The first few minutes drop us into an unexpected group: French people who love American country-and-western culture. It’s like cosplay, but with ten-gallon hats.
We focus on one family, as the father, Alain (Francois Damiens), gets up and croons — with a heavy accent — “The Tennessee Waltz” at a big outdoor picnic. He dances with his 16-year-old daughter, the apple of his eye.
Will this be a comedy about culture clash? As it turns out, no. By the end of the day, the daughter has disappeared. Alain learns that she has run off with her fundamentalist Muslim boyfriend.

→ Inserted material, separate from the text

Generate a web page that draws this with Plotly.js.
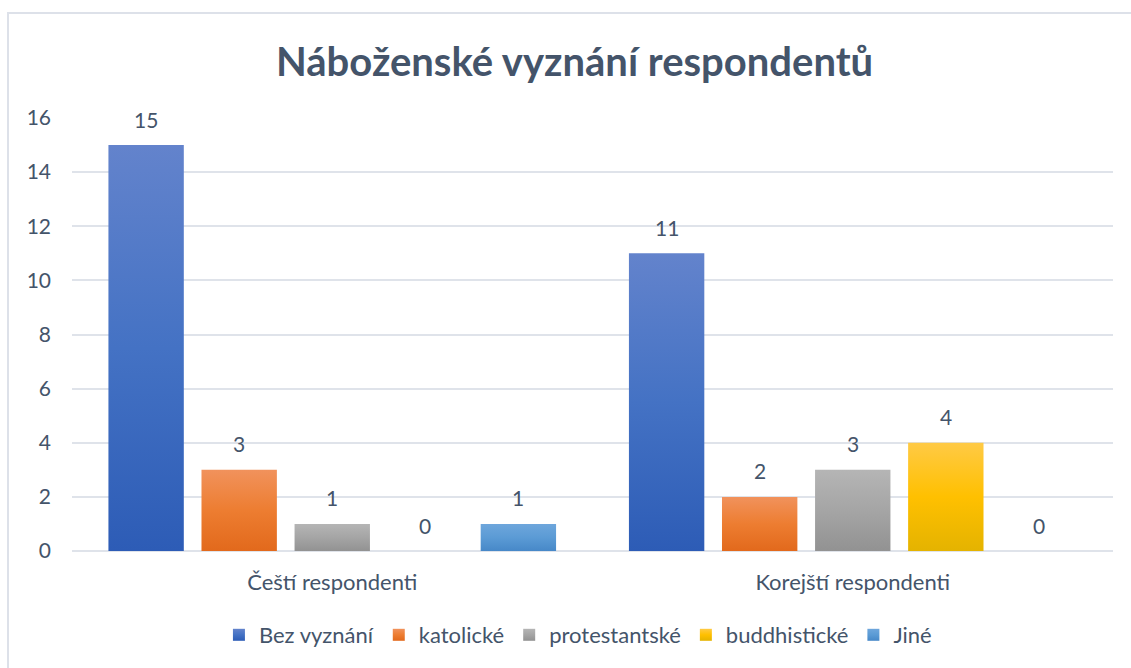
<!DOCTYPE html>
<html>
<head>
<meta charset="utf-8">
<script src="https://cdn.plot.ly/plotly-3.0.1.min.js"></script>
<style>
  html, body { margin: 0; padding: 0; background: #ffffff; }
  #frame { position: absolute; left: 7px; top: 12px; width: 1124px; height: 656px;
           border-top: 2px solid #dde1e9; border-left: 2px solid #dde1e9; }
  #chart { position: absolute; left: 0; top: 0; width: 1131px; height: 668px; }
</style>
</head>
<body>
<div id="frame"></div>
<div id="chart"></div>
<script>
const categories = ["Čeští respondenti", "Korejští respondenti"];
const seriesNames = ["Bez vyznání", "katolické", "protestantské", "buddhistické", "Jiné"];
const bezVyznani = [15, 11];
const katolicke = [3, 2];
const protestantske = [1, 3];
const buddhisticke = [0, 4];
const jine = [1, 0];
const seriesValues = [bezVyznani, katolicke, protestantske, buddhisticke, jine];

const baseColors = ["#4472c4", "#ed7d31", "#a5a5a5", "#ffc000", "#5b9bd5"];
const gradTop = ["#6383cc", "#f1925c", "#b5b5b5", "#ffca45", "#6ea6dc"];
const gradBottom = ["#2d5cb6", "#e2691c", "#929292", "#e4b300", "#4788c8"];

const textColor = "#44546a";
const font = "Lato, 'Open Sans', sans-serif";

const traces = seriesNames.map((name, i) => ({
  type: "bar",
  name: name,
  x: categories,
  y: seriesValues[i],
  marker: { color: baseColors[i] },
  hoverinfo: "skip"
}));

// value labels placed through the axes' own scales
const slotPx = 93;
const annotations = [];
seriesValues.forEach((vals, i) => {
  vals.forEach((v, j) => {
    annotations.push({
      x: categories[j], y: v, xref: "x", yref: "y",
      text: String(v), showarrow: false,
      xanchor: "center", yanchor: "middle",
      xshift: (i - (seriesValues.length - 1) / 2) * slotPx,
      yshift: 26,
      font: { family: font, size: 21, color: textColor }
    });
  });
});

const layout = {
  width: 1131,
  height: 668,
  paper_bgcolor: "rgba(0,0,0,0)",
  plot_bgcolor: "rgba(0,0,0,0)",
  margin: { l: 72, r: 18, t: 118, b: 117 },
  barmode: "group",
  bargap: 0.106,
  bargroupgap: 0.19,
  font: { family: font, size: 21, color: textColor },
  title: {
    text: "<b>Náboženské vyznání respondentů</b>",
    font: { family: font, size: 40, color: textColor },
    x: 0.508, xanchor: "center",
    y: 0.907, yanchor: "middle", yref: "container"
  },
  xaxis: {
    type: "category",
    showgrid: false,
    showline: false,
    zeroline: false,
    ticks: "",
    ticklabelstandoff: 16,
    tickfont: { family: font, size: 22, color: textColor }
  },
  yaxis: {
    range: [0, 16],
    dtick: 2,
    tick0: 0,
    showgrid: true,
    gridcolor: "#dfe3ea",
    gridwidth: 2,
    zeroline: true,
    zerolinecolor: "#dfe3ea",
    zerolinewidth: 2,
    showline: false,
    ticks: "",
    ticklabelstandoff: 20,
    tickfont: { family: font, size: 21, color: textColor }
  },
  annotations: annotations,
  legend: {
    orientation: "h",
    x: 0.486, xanchor: "center",
    y: -0.194, yanchor: "middle",
    font: { family: font, size: 22, color: textColor },
    itemclick: false,
    itemdoubleclick: false
  },
  showlegend: true
};

Plotly.newPlot("chart", traces, layout, { displayModeBar: false, staticPlot: true }).then(gd => {
  const svg = gd.querySelector("svg.main-svg");
  const ns = "http://www.w3.org/2000/svg";
  let defs = svg.querySelector("defs");
  if (!defs) { defs = document.createElementNS(ns, "defs"); svg.insertBefore(defs, svg.firstChild); }
  gradTop.forEach((top, i) => {
    const lg = document.createElementNS(ns, "linearGradient");
    lg.setAttribute("id", "barGrad" + i);
    lg.setAttribute("x1", "0"); lg.setAttribute("y1", "0");
    lg.setAttribute("x2", "0"); lg.setAttribute("y2", "1");
    [[0, top], [0.5, baseColors[i]], [1, gradBottom[i]]].forEach(([o, c]) => {
      const st = document.createElementNS(ns, "stop");
      st.setAttribute("offset", String(o));
      st.setAttribute("stop-color", c);
      lg.appendChild(st);
    });
    defs.appendChild(lg);
  });
  gd.querySelectorAll(".barlayer .trace").forEach((tr, i) => {
    tr.querySelectorAll(".point path").forEach(p => {
      p.style.fill = "url(#barGrad" + i + ")";
    });
  });
  gd.querySelectorAll(".legend .traces").forEach((tr, i) => {
    tr.querySelectorAll(".legendpoints path").forEach(p => {
      p.style.fill = "url(#barGrad" + i + ")";
    });
  });
});
</script>
</body>
</html>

“Les Cowboys” begins in the mid-1990s, and spans 15 years across different parts of the world. Alain becomes obsessed with finding his daughter, and he drags along his son Georges (played as an adult by Finnegan Oldfield) for the journey.
Georges — nicknamed, in true Western-movie fashion, Kid — is just as determined as his father. But he has a sense of perspective; at one point he muses that without the hunt for his sister, their lives might not have any purpose at all. The search is everything.
Fans of Westerns will recognize the outline of one of the mightiest of all American films, “The Searchers,” in this plotline. What’s remarkable about “Les Cowboys” is that it doesn’t just pay homage to that 1956 classic, it adapts the general theme for a completely new setting: Europe in the age of terror.
The film is the directing debut of Thomas Bidegain, who co-wrote the brilliant “A Prophet.” It’s full of strong moments and good acting, including a wily turn by John C. Reilly as an American doing mysterious business in the Middle East.
“Les Cowboys” is a surprise — and a real journey. By the time it rides off into the sunset, you’ll feel like you’ve been somewhere.
“Les Cowboys” 3 1/2 stars
A teenage girl runs away with her Muslim boyfriend in the mid-1990s—a disappearance that provokes her father and brother to a years-long search. The directing debut by Thomas Bidegain (screenwriter of “A Prophet”) is genuinely surprising, a Western re-imagined for the age of terror. In French, with English subtitles.